24 de outubro de 2015 | N° 18334
NILSON SOUZA
IMPEACHMENT DE PADRINHO
Nunca tive medo de mau tempo, literalmente falando. Quando criança, enquanto minha mãe tapava os espelhos e acendia palhas bentas pela casa, eu gostava de ficar na janela observando os relâmpagos – talvez com o pensamento ingênuo de que a vidraça me protegia. Isso que naquela época remota os adultos costumavam assustar as crianças com a história de um tal de corisco, faísca elétrica emitida pelas nuvens que podia entrar por qualquer fresta da casa e causar estragos impensáveis.
Jamais pensei – como os gauleses da aldeia de Asterix – que o céu pudesse cair sobre as nossas cabeças. Mas já estou revendo esta posição, principalmente depois que nuvens negras carregadas de água, barras de gelo e raios resolveram estacionar sobre o Rio Grande. Não passa semana sem que várias cidades gaúchas sejam bombardeadas por saraivadas de granizo. Isso que o nosso padroeiro é São Pedro, aquele que ganhou as chaves do céu para ligar e desligar o que bem entendesse.
Por Tutatis, São Pedro, fecha essa torneira!

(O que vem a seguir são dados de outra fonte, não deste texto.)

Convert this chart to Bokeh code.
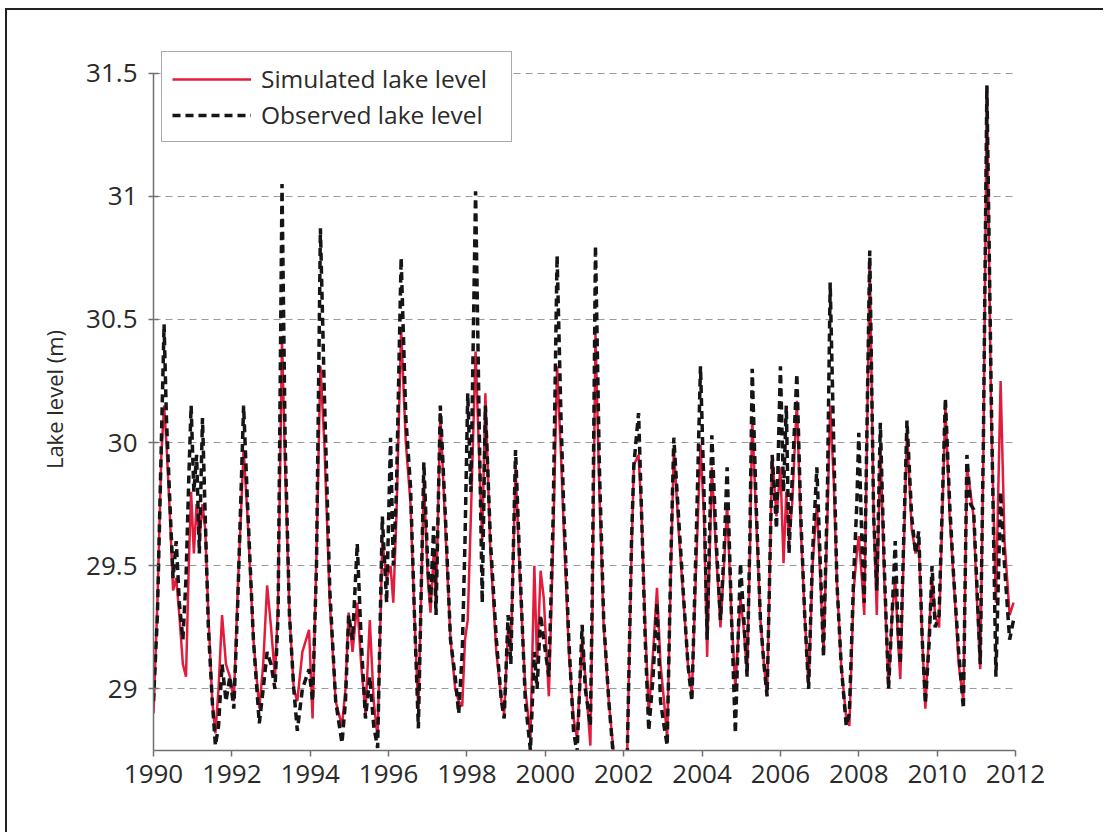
from bokeh.plotting import figure
from bokeh.models import Range1d, FixedTicker, Legend, LegendItem
from bokeh.embed import file_html
from bokeh.resources import INLINE

# ---------------- data ----------------
years = [
    1990.00, 1990.10, 1990.20, 1990.27, 1990.33, 1990.42, 1990.50, 1990.58, 1990.66, 1990.75, 1990.83, 1990.90, 1990.96,
    1991.03, 1991.10, 1991.17, 1991.25, 1991.32, 1991.40, 1991.50, 1991.58, 1991.66, 1991.75, 1991.85, 1991.95,
    1992.05, 1992.15, 1992.30, 1992.40, 1992.55, 1992.70, 1992.80, 1992.90,
    1993.00, 1993.10, 1993.18, 1993.28, 1993.36, 1993.47, 1993.58, 1993.67, 1993.80, 1993.97,
    1994.06, 1994.16, 1994.26, 1994.36, 1994.50, 1994.65, 1994.81, 1994.90, 1994.98,
    1995.08, 1995.20, 1995.30, 1995.41, 1995.52, 1995.62, 1995.72, 1995.84, 1995.95,
    1996.05, 1996.12, 1996.20, 1996.32, 1996.44, 1996.56, 1996.66, 1996.76, 1996.90,
    1997.00, 1997.07, 1997.15, 1997.21, 1997.32, 1997.45, 1997.58, 1997.70, 1997.79, 1997.88, 1997.95,
    1998.02, 1998.10, 1998.22, 1998.32, 1998.39, 1998.47, 1998.60, 1998.75, 1998.88, 1998.95,
    1999.05, 1999.12, 1999.24, 1999.35, 1999.49, 1999.62, 1999.72, 1999.79, 1999.88, 1999.96,
    2000.09, 2000.20, 2000.30, 2000.40, 2000.47, 2000.60, 2000.72, 2000.81, 2000.94,
    2001.02, 2001.15, 2001.20, 2001.28, 2001.38, 2001.49, 2001.62, 2001.75, 2001.95,
    2002.09, 2002.20, 2002.26, 2002.38, 2002.45, 2002.55, 2002.64, 2002.75, 2002.85, 2002.94,
    2003.03, 2003.11, 2003.20, 2003.28, 2003.40, 2003.53, 2003.64, 2003.74, 2003.85, 2003.96,
    2004.05, 2004.13, 2004.25, 2004.36, 2004.47, 2004.56, 2004.64, 2004.75, 2004.85, 2004.92, 2004.98,
    2005.06, 2005.15, 2005.22, 2005.28, 2005.38, 2005.49, 2005.58, 2005.66, 2005.79, 2005.90,
    2006.00, 2006.08, 2006.15, 2006.22, 2006.30, 2006.42, 2006.52, 2006.62, 2006.72, 2006.82, 2006.93,
    2007.02, 2007.10, 2007.20, 2007.27, 2007.36, 2007.44, 2007.55, 2007.68, 2007.76, 2007.87, 2007.95,
    2008.00, 2008.08, 2008.14, 2008.28, 2008.38, 2008.46, 2008.55, 2008.65, 2008.76, 2008.85, 2008.93,
    2009.00, 2009.06, 2009.23, 2009.35, 2009.45, 2009.53, 2009.62, 2009.70, 2009.80, 2009.87, 2009.95,
    2010.05, 2010.21, 2010.32, 2010.42, 2010.55, 2010.67, 2010.76, 2010.85, 2010.93,
    2011.02, 2011.10, 2011.18, 2011.27, 2011.38, 2011.50, 2011.62, 2011.72, 2011.85, 2011.95,
]

observed = [
    28.95, 29.30, 30.00, 30.48, 30.10, 29.75, 29.45, 29.60, 29.35, 29.20, 29.45, 29.85, 30.15,
    29.80, 29.95, 29.55, 30.10, 29.70, 29.25, 28.95, 28.77, 28.85, 29.10, 28.95, 29.05,
    28.92, 29.35, 30.15, 29.75, 29.20, 28.86, 29.00, 29.15,
    29.10, 29.00, 29.30, 31.05, 30.00, 29.30, 29.00, 28.83, 29.00, 29.08,
    28.95, 29.50, 30.87, 30.20, 29.40, 28.95, 28.78, 28.95, 29.30,
    29.20, 29.59, 29.20, 28.88, 29.05, 28.85, 28.76, 29.70, 29.35,
    30.02, 29.50, 29.80, 30.75, 30.10, 29.82, 29.30, 28.84, 29.92,
    29.50, 29.35, 29.66, 29.30, 30.15, 29.70, 29.20, 29.05, 28.90, 29.15, 29.60,
    30.20, 29.80, 31.02, 30.00, 29.35, 30.15, 29.60, 29.20, 28.95, 28.88,
    29.30, 29.10, 29.97, 29.50, 28.95, 28.75, 29.15, 29.00, 29.30, 29.20,
    29.05, 29.70, 30.76, 30.10, 29.73, 29.20, 28.83, 28.74, 29.26,
    29.00, 28.85, 29.40, 30.80, 29.90, 29.28, 28.95, 28.70, 28.70,
    28.72, 29.60, 29.91, 30.12, 29.75, 29.20, 28.83, 29.05, 29.35, 28.95,
    28.85, 28.77, 29.50, 30.02, 29.70, 29.37, 29.10, 28.95, 29.60, 30.31,
    29.80, 29.20, 30.03, 29.60, 29.28, 29.55, 29.90, 29.30, 28.82, 29.20, 29.51,
    29.30, 29.05, 29.60, 30.30, 29.75, 29.28, 29.10, 28.97, 29.95, 29.65,
    30.31, 29.80, 30.15, 29.55, 29.85, 30.28, 29.70, 29.30, 29.00, 29.55, 29.90,
    29.50, 29.13, 29.80, 30.65, 30.00, 29.44, 29.10, 28.85, 28.90, 29.46, 29.75,
    30.04, 29.60, 29.35, 30.78, 29.70, 29.40, 30.08, 29.50, 29.00, 29.30, 29.60,
    29.25, 29.10, 30.09, 29.70, 29.55, 29.64, 29.20, 28.94, 29.20, 29.50, 29.25,
    29.30, 30.18, 29.75, 29.46, 29.15, 28.92, 29.95, 29.75, 29.73,
    29.40, 29.10, 30.00, 31.45, 30.20, 29.05, 29.80, 29.50, 29.20, 29.28,
]

simulated = [
    28.90, 29.35, 29.95, 30.15, 30.00, 29.70, 29.40, 29.45, 29.30, 29.10, 29.05, 29.50, 29.80,
    29.55, 29.75, 29.60, 29.75, 29.65, 29.30, 28.95, 28.82, 29.00, 29.30, 29.10, 29.05,
    28.95, 29.40, 29.97, 29.70, 29.20, 28.92, 29.10, 29.42,
    29.25, 29.05, 29.35, 30.42, 29.90, 29.30, 29.00, 28.95, 29.15, 29.24,
    28.88, 29.55, 30.31, 30.00, 29.35, 28.95, 28.85, 29.00, 29.31,
    29.15, 29.35, 29.10, 28.90, 29.28, 28.95, 28.80, 29.60, 29.45,
    29.50, 29.35, 29.70, 30.46, 30.00, 29.75, 29.30, 28.90, 29.85,
    29.45, 29.31, 29.55, 29.35, 30.12, 29.65, 29.20, 29.00, 28.95, 28.93, 29.20,
    29.28, 29.70, 30.37, 29.90, 29.60, 30.20, 29.55, 29.15, 28.95, 28.90,
    29.25, 29.15, 29.90, 29.45, 29.00, 28.80, 29.50, 29.10, 29.48, 29.37,
    28.97, 29.60, 30.31, 29.95, 29.65, 29.15, 28.88, 28.80, 29.20,
    29.05, 28.77, 29.30, 30.44, 29.80, 29.25, 28.95, 28.73, 28.72,
    28.74, 29.55, 29.91, 29.95, 29.73, 29.25, 28.90, 29.15, 29.41, 29.10,
    28.95, 28.80, 29.45, 29.98, 29.65, 29.35, 29.10, 28.98, 29.50, 29.99,
    29.70, 29.13, 29.90, 29.55, 29.25, 29.50, 29.75, 29.30, 29.00, 29.20, 29.37,
    29.25, 29.06, 29.55, 30.10, 29.70, 29.28, 29.10, 28.97, 29.95, 29.70,
    29.90, 29.51, 29.80, 29.60, 29.75, 30.17, 29.65, 29.30, 29.00, 29.50, 29.75,
    29.45, 29.15, 29.70, 30.15, 29.85, 29.44, 29.10, 28.88, 28.85, 29.40, 29.55,
    29.62, 29.45, 29.30, 30.75, 29.70, 29.30, 30.00, 29.45, 29.00, 29.30, 29.45,
    29.20, 29.04, 30.05, 29.65, 29.55, 29.60, 29.20, 28.92, 29.25, 29.45, 29.30,
    29.25, 30.15, 29.70, 29.45, 29.10, 28.95, 29.90, 29.80, 29.70,
    29.35, 29.08, 29.95, 31.45, 30.10, 29.35, 30.25, 29.60, 29.30, 29.35,
]

x_ticks = [1990, 1992, 1994, 1996, 1998, 2000, 2002, 2004, 2006, 2008, 2010, 2012]
x_tick_labels = ["1990", "1992", "1994", "1996", "1998", "2000", "2002", "2004", "2006", "2008", "2010", "2012"]
y_ticks = [29, 29.5, 30, 30.5, 31, 31.5]
y_tick_labels = ["29", "29.5", "30", "30.5", "31", "31.5"]
series_names = ["Simulated lake level", "Observed lake level"]
y_title = "Lake level (m)"

# ---------------- styling ----------------
FONT = "Open Sans"
RED = "#e31b3d"
BLACK = "#151515"
AXIS = "#707070"
TEXT = "#2a2a2a"

FRAME_H = 702
p = figure(
    frame_width=862, frame_height=FRAME_H,
    min_border_left=146, min_border_right=88, min_border_top=38, min_border_bottom=82,
    x_range=Range1d(1990, 2012), y_range=Range1d(28.75, 31.6),
    output_backend="svg", toolbar_location=None,
)
p.styles = {"border-top": "2px solid #222", "border-left": "2px solid #222",
            "margin-left": "5px", "margin-top": "8px"}
p.outline_line_color = None
p.background_fill_color = "white"
p.border_fill_color = "white"

sim_r = p.line(years, simulated, line_color=RED, line_width=2.5)
obs_r = p.line(years, observed, line_color=BLACK, line_width=3.5, line_dash="8 5")

# grid
p.xgrid.grid_line_color = None
p.ygrid.ticker = FixedTicker(ticks=y_ticks)
p.ygrid.grid_line_color = "#9a9a9a"
p.ygrid.grid_line_dash = "7 5"
p.ygrid.grid_line_width = 1

# axes
p.xaxis.ticker = FixedTicker(ticks=x_ticks)
p.xaxis.major_label_overrides = {t: l for t, l in zip(x_ticks, x_tick_labels)}
p.yaxis.ticker = FixedTicker(ticks=y_ticks)
p.yaxis.major_label_overrides = {t: l for t, l in zip(y_ticks, y_tick_labels)}
p.yaxis.bounds = (28.75, y_ticks[-1])
for ax in (p.xaxis, p.yaxis):
    ax.axis_line_color = AXIS
    ax.axis_line_width = 1.5
    ax.major_tick_line_color = AXIS
    ax.major_tick_line_width = 1.5
    ax.minor_tick_line_color = None
    ax.major_label_text_font = FONT
    ax.major_label_text_font_size = "26px"
    ax.major_label_text_color = TEXT
p.xaxis.major_tick_out = 6
p.xaxis.major_tick_in = 0
p.xaxis.major_label_standoff = 8
p.yaxis.major_tick_out = 5
p.yaxis.major_tick_in = 5
p.yaxis.major_label_standoff = 11
p.yaxis.axis_label = y_title
p.yaxis.axis_label_text_font = FONT
p.yaxis.axis_label_text_font_size = "22px"
p.yaxis.axis_label_text_font_style = "normal"
p.yaxis.axis_label_text_color = TEXT
p.yaxis.axis_label_standoff = 14

legend = Legend(
    items=[LegendItem(label=series_names[0], renderers=[sim_r]),
           LegendItem(label=series_names[1], renderers=[obs_r])],
    location=(8, FRAME_H - 94),
    orientation="vertical",
    border_line_color="#555555", border_line_width=1.5,
    background_fill_color="white", background_fill_alpha=1,
    label_text_font=FONT, label_text_font_size="24.5px", label_text_color=TEXT,
    glyph_width=79, glyph_height=30, label_height=30, label_standoff=10,
    label_width=240, spacing=3, padding=10, margin=0,
)
p.add_layout(legend, "center")

open("out.html", "w").write(file_html(p, INLINE))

Mesmo com esse padrinho influente, dia desses acho que estivemos bem próximos do fim do mundo. Foi naquela quarta-feira em que uma tempestade desabou sobre a Capital, com o estrondo de mil canhões. Assim que o barulho começou, fui para a área da minha casa filmar os relâmpagos. Mas aquilo não terminava nunca e foi se aproximando de forma cada vez mais ameaçadora. Quando caíram as primeiras pedras de granizo, corri para dentro. Mas o que mais me assustou nem foi a chuva sólida ou a ventania: foi o ruído dos trovões – insistente, continuado, crescente. Dava a impressão de que alguma coisa terrível estava chegando, e não chegava nunca. Ô, agonia!
O mundo não terminou naquela noite, mas a tempestade derrubou árvores, destelhou casas, inundou cidades e deixou milhares de desabrigados. Depois dela, outras chuvas já despencaram sobre nossas cabeças, fizeram rios transbordar, destruíram lavouras e causaram mais sofrimento, especialmente às populações carentes.
E São Pedro, nada.
Já ando pensando se não seria o caso de ameaçá-lo com um pedido de impeachment.